Tim, points well-taken. You are spot on with all of that. When I was in Hattiesburg and saw the place to take those photos, I thought the same thing. I thought it would be a good use of government funds to return the land to at least an industrial-use vacant lot. The problem is that EPA regs say that if you tear down such a place, it needs to be left in perfect, residential-level purity. That's way too expensive so no one does it either in Mississippi or Pennsylvania or Ohio or ...

I had heard the same thing about the tariff chart. Sigh.

Still, my point in this post is that Trump and his henchmen aren't working to make life better for people like me, they're working to make life better for Joe hardhat. If they wanted to make my life better, they would have ditched the whole tariff thing. If he'd done that, I might be closing on a house in Dixie next week.

tim eisele said...

"they're working to make life better for Joe hardhat"

Well, that's what they want us to think, at least, and it is probably the most charitable interpretation of what they are doing.

But, unless they follow up with something other than just tariffs, it's not going to work. The tariffs might make it easier to sell goods at a profit, but they are also making it more expensive to buy the machines and tools and parts needed to start a new factory, and raising the cost of living of your potential employees so that they are going demand more pay.

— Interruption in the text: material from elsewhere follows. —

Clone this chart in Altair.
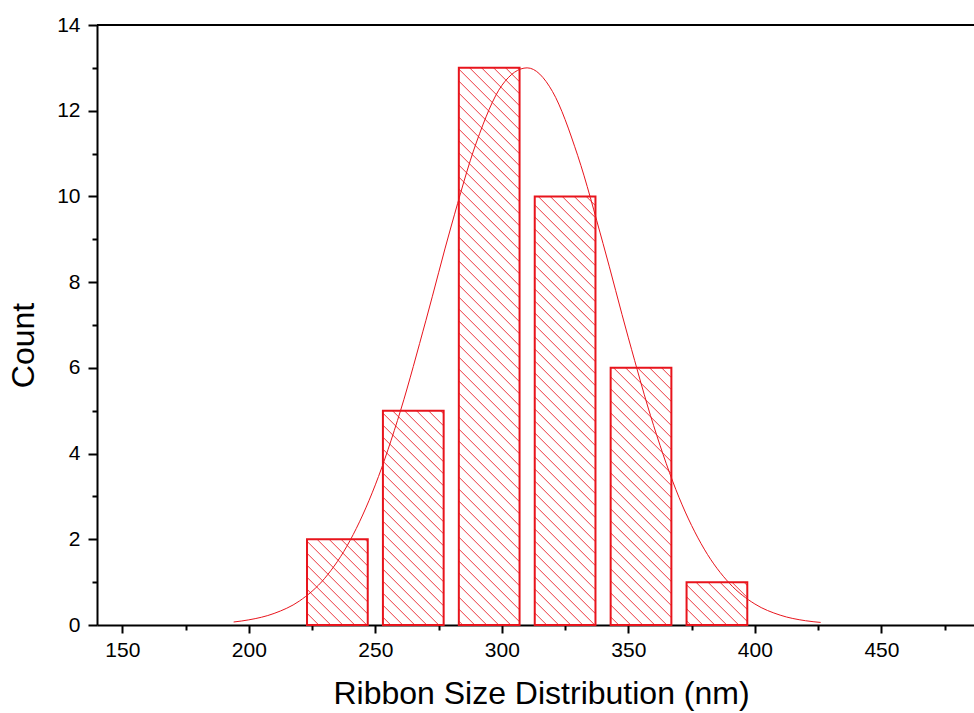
import altair as alt
import pandas as pd

# ---- data ----
bin_centers = [235, 265, 295, 325, 355, 385]
counts = [2, 5, 13, 10, 6, 1]
bar_half_width = 12

fit_x = [194, 200, 210, 220, 230, 240, 250, 260, 270, 280, 290, 300, 310,
         320, 330, 340, 350, 360, 370, 380, 390, 400, 410, 420, 426]
fit_y = [0.07, 0.12, 0.27, 0.56, 1.09, 1.97, 3.27, 5.01, 7.11, 9.31, 11.27, 12.59, 13.0,
         12.45, 10.95, 8.9, 6.7, 4.65, 2.98, 1.77, 0.97, 0.49, 0.23, 0.10, 0.06]

x_ticks = [150, 175, 200, 225, 250, 275, 300, 325, 350, 375, 400, 425, 450, 475]
y_ticks = list(range(0, 15))

X_MIN, X_MAX = 140, 486.6
Y_MIN, Y_MAX = 0, 14
W, H = 877, 600
RED = "#e8141c"
FONT = "Liberation Sans"

bars = pd.DataFrame({
    "center": bin_centers,
    "count": counts,
})
bars["x0"] = bars["center"] - bar_half_width
bars["x1"] = bars["center"] + bar_half_width
bars["y0"] = 0

# hatch lines (45 degree "\" pattern) built from bar data
px_per_nm = W / (X_MAX - X_MIN)
px_per_count = H / (Y_MAX - Y_MIN)
r = px_per_count / px_per_nm          # nm per count along a 45deg line
step = 12 / px_per_nm                 # horizontal spacing of hatch lines
segs = []
for _, b in bars.iterrows():
    x0, x1, h = b["x0"], b["x1"], b["count"]
    k = int(x0 // step) + 1
    while k * step < x1 + r * h:
        c = k * step
        ca = min(h, (c - x0) / r)
        cb = max(0.0, (c - x1) / r)
        if ca > cb:
            segs.append({"xa": c - r * ca, "ya": ca, "xb": c - r * cb, "yb": cb})
        k += 1
hatch = pd.DataFrame(segs)

fit = pd.DataFrame({"x": fit_x, "y": fit_y})

xscale = alt.Scale(domain=[X_MIN, X_MAX], nice=False, zero=False)
yscale = alt.Scale(domain=[Y_MIN, Y_MAX], nice=False, zero=False)

x_axis = alt.Axis(
    values=x_ticks,
    labelExpr="datum.value % 50 == 0 ? datum.label : ''",
    tickSize={"condition": {"test": "datum.value % 50 == 0", "value": 8}, "value": 5},
    labelPadding=6,
    grid=False,
    domainColor="black", domainWidth=2,
    tickColor="black", tickWidth=2,
    labelFont=FONT, labelFontSize=21, labelColor="black",
    labelOverlap=False,
    title="Ribbon Size Distribution (nm)",
    titleFont=FONT, titleFontSize=32, titleFontWeight="normal", titleColor="black",
    titleX=444, titleY=68, titleAlign="center", titleBaseline="middle",
)
y_axis = alt.Axis(
    values=y_ticks,
    labelExpr="datum.value % 2 == 0 ? datum.label : ''",
    tickSize={"condition": {"test": "datum.value % 2 == 0", "value": 9}, "value": 5},
    labelPadding=8,
    grid=False,
    domainColor="black", domainWidth=2,
    tickColor="black", tickWidth=2,
    labelFont=FONT, labelFontSize=21, labelColor="black",
    labelOverlap=False,
    title="Count",
    titleFont=FONT, titleFontSize=32, titleFontWeight="normal", titleColor="black",
    titleX=-74, titleY=320, titleAngle=-90, titleAlign="center", titleBaseline="middle",
)

hatch_layer = alt.Chart(hatch).mark_rule(color=RED, strokeWidth=1, opacity=0.85).encode(
    x=alt.X("xa:Q", scale=xscale, axis=x_axis),
    y=alt.Y("ya:Q", scale=yscale, axis=y_axis),
    x2="xb:Q",
    y2="yb:Q",
)

bar_layer = alt.Chart(bars).mark_rect(fill=None, stroke=RED, strokeWidth=2, fillOpacity=0).encode(
    x=alt.X("x0:Q", scale=xscale),
    x2="x1:Q",
    y=alt.Y("count:Q", scale=yscale),
    y2="y0:Q",
)

fit_layer = alt.Chart(fit).mark_line(color=RED, strokeWidth=1, interpolate="monotone").encode(
    x=alt.X("x:Q", scale=xscale),
    y=alt.Y("y:Q", scale=yscale),
)

top_border = alt.Chart(pd.DataFrame({"y": [Y_MAX]})).mark_rule(color="black", strokeWidth=2).encode(
    y=alt.Y("y:Q", scale=yscale),
)

chart = alt.layer(hatch_layer, bar_layer, fit_layer, top_border).properties(
    width=W, height=H,
    autosize=alt.AutoSizeParams(type="none"),
    padding={"left": 97, "top": 25, "right": 0, "bottom": 88},
    background="white",
).configure_view(stroke=None)

chart.save("out.html", embed_options={"renderer": "svg", "actions": False})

Like you said, if they even convert "brownfields" into places that the new genration of factories can be constructed, that would help. As would investing in startup companies so that they can afford to buy the equipment needed, install it, bring in the people to operate it, and then get it all running. The question is, are they doing that, or showing any particular indication that they plan on doing it in the future?

K T Cat said...

Tim, I couldn't agree with you more. The atmosphere, the gestalt, of a city peppered with abandoned factories is utterly demoralizing and depressing. After reflection, I think these tariffs were a terrible idea. I plan to post about that next.